▶ [SHORT EXERCISE] Make an exact copy of the records, dropping all pictures.

++++ ITEMS ++++

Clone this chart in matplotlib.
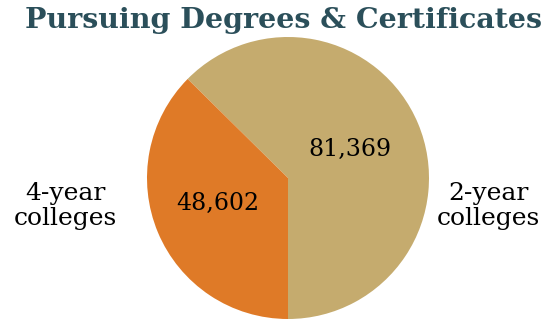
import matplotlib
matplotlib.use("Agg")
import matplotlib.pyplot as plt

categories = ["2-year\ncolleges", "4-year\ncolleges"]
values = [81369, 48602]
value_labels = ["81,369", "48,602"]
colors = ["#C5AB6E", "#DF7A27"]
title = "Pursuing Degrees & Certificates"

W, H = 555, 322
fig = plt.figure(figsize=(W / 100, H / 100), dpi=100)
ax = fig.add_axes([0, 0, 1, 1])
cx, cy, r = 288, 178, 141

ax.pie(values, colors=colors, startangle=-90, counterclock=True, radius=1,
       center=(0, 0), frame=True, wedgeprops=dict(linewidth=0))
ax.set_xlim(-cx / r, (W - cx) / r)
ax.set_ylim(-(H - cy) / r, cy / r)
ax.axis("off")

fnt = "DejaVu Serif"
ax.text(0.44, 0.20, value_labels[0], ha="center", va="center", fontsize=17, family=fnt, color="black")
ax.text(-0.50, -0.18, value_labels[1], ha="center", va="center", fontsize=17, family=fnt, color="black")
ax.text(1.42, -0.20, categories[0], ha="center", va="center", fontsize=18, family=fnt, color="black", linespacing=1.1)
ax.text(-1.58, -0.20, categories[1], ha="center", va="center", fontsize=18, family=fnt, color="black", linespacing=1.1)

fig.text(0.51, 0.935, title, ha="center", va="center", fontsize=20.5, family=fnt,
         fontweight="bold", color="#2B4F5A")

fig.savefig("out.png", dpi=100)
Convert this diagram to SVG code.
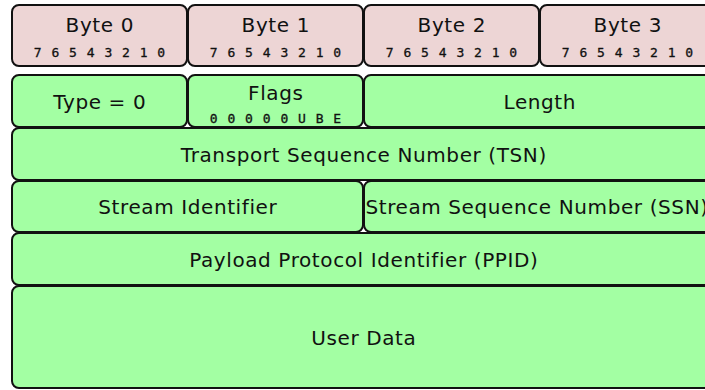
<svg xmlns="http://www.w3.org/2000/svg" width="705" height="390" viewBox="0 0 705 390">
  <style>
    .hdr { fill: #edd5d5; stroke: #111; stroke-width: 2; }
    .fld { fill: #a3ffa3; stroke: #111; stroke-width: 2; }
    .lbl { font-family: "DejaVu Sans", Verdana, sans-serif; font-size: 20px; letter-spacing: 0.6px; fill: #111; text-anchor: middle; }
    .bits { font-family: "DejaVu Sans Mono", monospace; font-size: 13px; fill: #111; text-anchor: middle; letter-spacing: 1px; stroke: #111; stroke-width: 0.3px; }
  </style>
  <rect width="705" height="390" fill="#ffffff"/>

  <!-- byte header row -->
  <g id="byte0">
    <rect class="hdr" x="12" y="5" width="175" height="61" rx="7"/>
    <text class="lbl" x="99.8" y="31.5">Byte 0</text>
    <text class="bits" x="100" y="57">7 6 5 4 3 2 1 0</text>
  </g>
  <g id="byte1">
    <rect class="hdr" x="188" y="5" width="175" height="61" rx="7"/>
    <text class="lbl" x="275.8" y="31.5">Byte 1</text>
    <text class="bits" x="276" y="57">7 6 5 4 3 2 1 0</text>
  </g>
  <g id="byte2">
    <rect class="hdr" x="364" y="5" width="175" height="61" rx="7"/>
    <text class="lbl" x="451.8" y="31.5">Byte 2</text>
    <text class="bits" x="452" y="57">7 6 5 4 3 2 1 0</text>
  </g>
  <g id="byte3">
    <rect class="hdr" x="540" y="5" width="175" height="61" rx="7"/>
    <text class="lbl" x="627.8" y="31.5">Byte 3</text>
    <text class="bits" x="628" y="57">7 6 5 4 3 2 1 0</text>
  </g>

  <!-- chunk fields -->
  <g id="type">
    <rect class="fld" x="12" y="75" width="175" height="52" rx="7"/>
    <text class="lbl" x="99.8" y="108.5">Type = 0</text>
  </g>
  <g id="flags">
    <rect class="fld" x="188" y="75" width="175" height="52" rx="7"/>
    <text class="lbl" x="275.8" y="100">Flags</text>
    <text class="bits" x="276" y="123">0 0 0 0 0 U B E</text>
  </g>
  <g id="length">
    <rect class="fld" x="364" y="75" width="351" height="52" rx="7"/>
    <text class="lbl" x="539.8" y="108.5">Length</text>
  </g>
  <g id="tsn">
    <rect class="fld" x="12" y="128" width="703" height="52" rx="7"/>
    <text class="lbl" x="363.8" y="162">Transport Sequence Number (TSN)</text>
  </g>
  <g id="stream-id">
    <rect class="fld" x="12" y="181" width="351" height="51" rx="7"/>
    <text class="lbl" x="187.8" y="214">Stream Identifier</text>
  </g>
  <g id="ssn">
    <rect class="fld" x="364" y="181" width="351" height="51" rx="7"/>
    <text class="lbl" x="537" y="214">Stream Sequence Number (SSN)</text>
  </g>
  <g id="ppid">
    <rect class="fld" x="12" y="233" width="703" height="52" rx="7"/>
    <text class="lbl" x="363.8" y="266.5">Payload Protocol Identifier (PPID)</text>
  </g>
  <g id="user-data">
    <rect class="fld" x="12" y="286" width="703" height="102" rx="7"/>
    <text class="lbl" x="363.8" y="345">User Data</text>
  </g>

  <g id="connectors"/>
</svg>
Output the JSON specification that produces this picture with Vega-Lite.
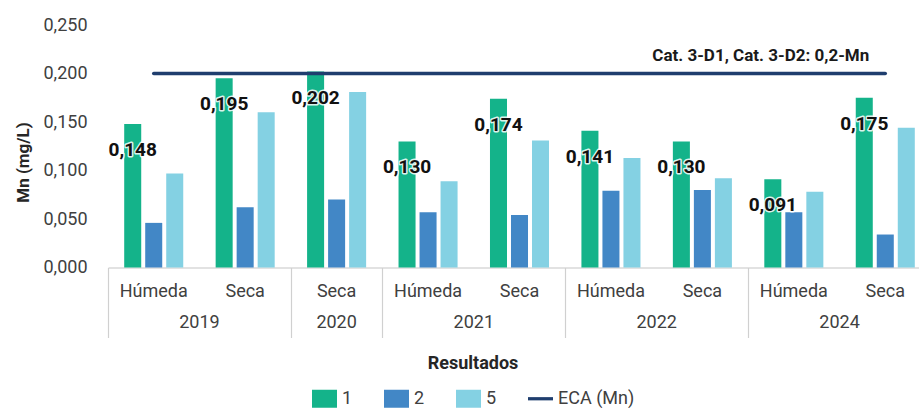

++++

▶ [EXERCISE ANSWER]
Clone this chart in matplotlib.
import matplotlib
matplotlib.use("Agg")
import matplotlib.pyplot as plt

categories = ["2-year\ncolleges", "4-year\ncolleges"]
values = [81369, 48602]
value_labels = ["81,369", "48,602"]
colors = ["#C5AB6E", "#DF7A27"]
title = "Pursuing Degrees & Certificates"

W, H = 555, 322
fig = plt.figure(figsize=(W / 100, H / 100), dpi=100)
ax = fig.add_axes([0, 0, 1, 1])
cx, cy, r = 288, 178, 141

ax.pie(values, colors=colors, startangle=-90, counterclock=True, radius=1,
       center=(0, 0), frame=True, wedgeprops=dict(linewidth=0))
ax.set_xlim(-cx / r, (W - cx) / r)
ax.set_ylim(-(H - cy) / r, cy / r)
ax.axis("off")

fnt = "DejaVu Serif"
ax.text(0.44, 0.20, value_labels[0], ha="center", va="center", fontsize=17, family=fnt, color="black")
ax.text(-0.50, -0.18, value_labels[1], ha="center", va="center", fontsize=17, family=fnt, color="black")
ax.text(1.42, -0.20, categories[0], ha="center", va="center", fontsize=18, family=fnt, color="black", linespacing=1.1)
ax.text(-1.58, -0.20, categories[1], ha="center", va="center", fontsize=18, family=fnt, color="black", linespacing=1.1)

fig.text(0.51, 0.935, title, ha="center", va="center", fontsize=20.5, family=fnt,
         fontweight="bold", color="#2B4F5A")

fig.savefig("out.png", dpi=100)
Convert this diagram to SVG code.
<svg xmlns="http://www.w3.org/2000/svg" width="705" height="390" viewBox="0 0 705 390">
  <style>
    .hdr { fill: #edd5d5; stroke: #111; stroke-width: 2; }
    .fld { fill: #a3ffa3; stroke: #111; stroke-width: 2; }
    .lbl { font-family: "DejaVu Sans", Verdana, sans-serif; font-size: 20px; letter-spacing: 0.6px; fill: #111; text-anchor: middle; }
    .bits { font-family: "DejaVu Sans Mono", monospace; font-size: 13px; fill: #111; text-anchor: middle; letter-spacing: 1px; stroke: #111; stroke-width: 0.3px; }
  </style>
  <rect width="705" height="390" fill="#ffffff"/>

  <!-- byte header row -->
  <g id="byte0">
    <rect class="hdr" x="12" y="5" width="175" height="61" rx="7"/>
    <text class="lbl" x="99.8" y="31.5">Byte 0</text>
    <text class="bits" x="100" y="57">7 6 5 4 3 2 1 0</text>
  </g>
  <g id="byte1">
    <rect class="hdr" x="188" y="5" width="175" height="61" rx="7"/>
    <text class="lbl" x="275.8" y="31.5">Byte 1</text>
    <text class="bits" x="276" y="57">7 6 5 4 3 2 1 0</text>
  </g>
  <g id="byte2">
    <rect class="hdr" x="364" y="5" width="175" height="61" rx="7"/>
    <text class="lbl" x="451.8" y="31.5">Byte 2</text>
    <text class="bits" x="452" y="57">7 6 5 4 3 2 1 0</text>
  </g>
  <g id="byte3">
    <rect class="hdr" x="540" y="5" width="175" height="61" rx="7"/>
    <text class="lbl" x="627.8" y="31.5">Byte 3</text>
    <text class="bits" x="628" y="57">7 6 5 4 3 2 1 0</text>
  </g>

  <!-- chunk fields -->
  <g id="type">
    <rect class="fld" x="12" y="75" width="175" height="52" rx="7"/>
    <text class="lbl" x="99.8" y="108.5">Type = 0</text>
  </g>
  <g id="flags">
    <rect class="fld" x="188" y="75" width="175" height="52" rx="7"/>
    <text class="lbl" x="275.8" y="100">Flags</text>
    <text class="bits" x="276" y="123">0 0 0 0 0 U B E</text>
  </g>
  <g id="length">
    <rect class="fld" x="364" y="75" width="351" height="52" rx="7"/>
    <text class="lbl" x="539.8" y="108.5">Length</text>
  </g>
  <g id="tsn">
    <rect class="fld" x="12" y="128" width="703" height="52" rx="7"/>
    <text class="lbl" x="363.8" y="162">Transport Sequence Number (TSN)</text>
  </g>
  <g id="stream-id">
    <rect class="fld" x="12" y="181" width="351" height="51" rx="7"/>
    <text class="lbl" x="187.8" y="214">Stream Identifier</text>
  </g>
  <g id="ssn">
    <rect class="fld" x="364" y="181" width="351" height="51" rx="7"/>
    <text class="lbl" x="537" y="214">Stream Sequence Number (SSN)</text>
  </g>
  <g id="ppid">
    <rect class="fld" x="12" y="233" width="703" height="52" rx="7"/>
    <text class="lbl" x="363.8" y="266.5">Payload Protocol Identifier (PPID)</text>
  </g>
  <g id="user-data">
    <rect class="fld" x="12" y="286" width="703" height="102" rx="7"/>
    <text class="lbl" x="363.8" y="345">User Data</text>
  </g>

  <g id="connectors"/>
</svg>
Output the JSON specification that produces this picture with Vega-Lite.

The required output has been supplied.